A par da oposição da Força Aérea, cujas críticas recaem sobretudo na questão colonial, são os setores próximos de António de Spínola que maiores reservas apresentam à aprovação do documento, argumentando que a elaboração de um programa político perdera relevância depois da publicação de Portugal e o Futuro. Foi também por insistência deste setor que se procedeu a nova votação sobre os futuros chefes do Movimento, num escrutínio mais uma vez ganho por Costa Gomes.

No final, e apesar de algumas dissidências, a maioria dos presentes (111) assina o que é, sem dúvida, o primeiro projeto político do Movimento. Tratava-se de um passo fundamental para balizar os seus objetivos, mas também para condicionar quem, derrubada a ditadura, viesse a deter o poder.
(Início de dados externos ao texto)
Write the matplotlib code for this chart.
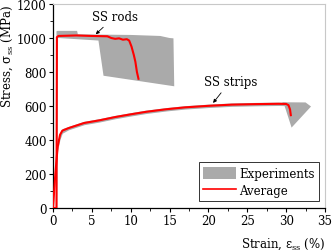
import matplotlib
matplotlib.use("Agg")
import matplotlib.pyplot as plt
from matplotlib.patches import Polygon, Patch
from matplotlib.lines import Line2D

plt.rcParams['font.family'] = ['DejaVu Serif']
plt.rcParams['mathtext.fontset'] = 'dejavuserif'
FS = 8.5

# SS rods: average curve
rods_strain = [0.0, 0.45, 0.5, 0.7, 3.0, 5.0, 7.0, 7.5, 8.0, 8.5, 9.0, 9.5, 9.8, 10.1, 10.4, 10.6, 10.8, 11.0]
rods_stress = [0, 0, 1005, 1012, 1015, 1012, 1010, 1000, 995, 998, 990, 993, 985, 950, 900, 860, 800, 760]

# SS rods: experimental envelope (polygon outline)
rods_env_strain = [0.40, 0.45, 0.6, 3.1, 3.2, 6.0, 10.0, 13.8, 15.0, 15.5, 15.6, 6.5, 5.85, 0.65, 0.55]
rods_env_stress = [0, 1040, 1042, 1042, 1022, 1020, 1018, 1012, 1000, 998, 716, 778, 985, 1000, 0]

# SS strips: average curve
strips_strain = [0.0, 0.3, 0.6, 0.9, 1.2, 2.0, 3.0, 4.0, 6.0, 8.0, 10.0, 12.0, 14.6, 17.0, 20.0, 23.0, 26.0, 29.0, 30.0, 30.3, 30.5, 30.6]
strips_stress = [0, 200, 360, 430, 455, 470, 485, 500, 516, 535, 551, 566, 581, 592, 601, 608, 611, 613, 612, 605, 580, 546]

# SS strips: spread of experiments (lower / upper offsets) and failure region
strips_lo = [0, 10, 20, 25, 15, 10, 10, 10, 10, 10, 10, 10, 10, 10, 10, 10, 10, 10, 10, 10, 10, 10]
strips_hi = [0, 10, 15, 12, 12, 10, 10, 10, 10, 10, 10, 10, 10, 10, 10, 10, 10, 10, 10, 10, 10, 10]
strips_end_strain = [29.5, 32.5, 33.2, 30.7, 29.8]
strips_end_stress = [622, 621, 597, 473, 600]

GRAY = '#aaaaaa'
RED = '#ff0000'

fig = plt.figure(figsize=(3.32, 2.51), dpi=100)
ax = fig.add_axes([53/332, 1-209/251, (325-53)/332, (209-5)/251])

ax.add_patch(Polygon(list(zip(rods_env_strain, rods_env_stress)), closed=True,
                     facecolor=GRAY, edgecolor='none', zorder=1))
lo = [s - d for s, d in zip(strips_stress, strips_lo)]
hi = [s + d for s, d in zip(strips_stress, strips_hi)]
ax.fill_between(strips_strain, lo, hi, color=GRAY, lw=0, zorder=1)
ax.add_patch(Polygon(list(zip(strips_end_strain, strips_end_stress)), closed=True,
                     facecolor=GRAY, edgecolor='none', zorder=1))

ax.plot(rods_strain, rods_stress, color=RED, lw=1.5, zorder=3)
ax.plot(strips_strain, strips_stress, color=RED, lw=1.5, zorder=3)

ax.set_xlim(0, 35)
ax.set_ylim(0, 1200)
ax.set_xticks(range(0, 36, 5))
ax.set_xticks([x + 2.5 for x in range(0, 35, 5)], minor=True)
ax.set_yticks(range(0, 1201, 200))
ax.set_yticks(range(100, 1200, 200), minor=True)
ax.tick_params(which='major', direction='out', length=3, width=0.8, labelsize=FS, pad=1.5, color='black')
ax.tick_params(which='minor', direction='out', length=2, width=0.6)
ax.spines['top'].set_color('#c8c8c8')
ax.spines['right'].set_color('#c8c8c8')
for s in ['left', 'bottom']:
    ax.spines[s].set_linewidth(0.9)

ax.set_ylabel('Stress, σ$_{\\mathrm{ss}}$ (MPa)', fontsize=FS, loc='top', labelpad=1)
ax.set_xlabel('Strain, ε$_{\\mathrm{ss}}$ (%)', fontsize=FS, loc='right', labelpad=6)

ax.annotate('SS rods', xy=(5.5, 1022), xytext=(8.0, 1129), fontsize=FS, ha='center', va='center',
            arrowprops=dict(arrowstyle='-|>', color='black', lw=0.6, mutation_scale=5, shrinkA=2, shrinkB=0))
ax.annotate('SS strips', xy=(20.6, 618), xytext=(22.8, 745), fontsize=FS, ha='center', va='center',
            arrowprops=dict(arrowstyle='-|>', color='black', lw=0.6, mutation_scale=5, shrinkA=2, shrinkB=0))

handles = [Patch(facecolor=GRAY, edgecolor='none'), Line2D([], [], color=RED, lw=1.2)]
leg = ax.legend(handles, ['Experiments', 'Average'], loc='lower right', bbox_to_anchor=(0.978, 0.034),
                borderaxespad=0, fontsize=FS, frameon=True, fancybox=False, handlelength=2.8,
                handleheight=1.3, labelspacing=0.3, handletextpad=0.3, borderpad=0.35)
leg.get_frame().set_edgecolor('black')
leg.get_frame().set_linewidth(0.7)

fig.savefig('out.png', dpi=100)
Na reunião de Cascais, em que se dá também um voto de confiança à Comissão Coordenadora e à direção para desenvolver todas as atividades necessárias para a preparação do golpe de Estado, decide-se ainda delegar em Melo Antunes a responsabilidade de presidir e coordenar a comissão de elaboração do Programa.

O encontro de Cascais reveste-se, assim, de grande relevância. Num momento em que o presidente do Conselho, Marcelo Caetano, se revela cada vez mais acorrentado aos ultras do regime e em que se torna óbvia a iminente demissão de António de Spínola e de Francisco da Costa Gomes, os Capitães decidem acelerar o processo. Assumindo como irreversível a opção pelo golpe de Estado, determinam um reforço da sua organização e acionam os mecanismos para a conclusão de um projeto político que sintetiza os seus objetivos fundamentais.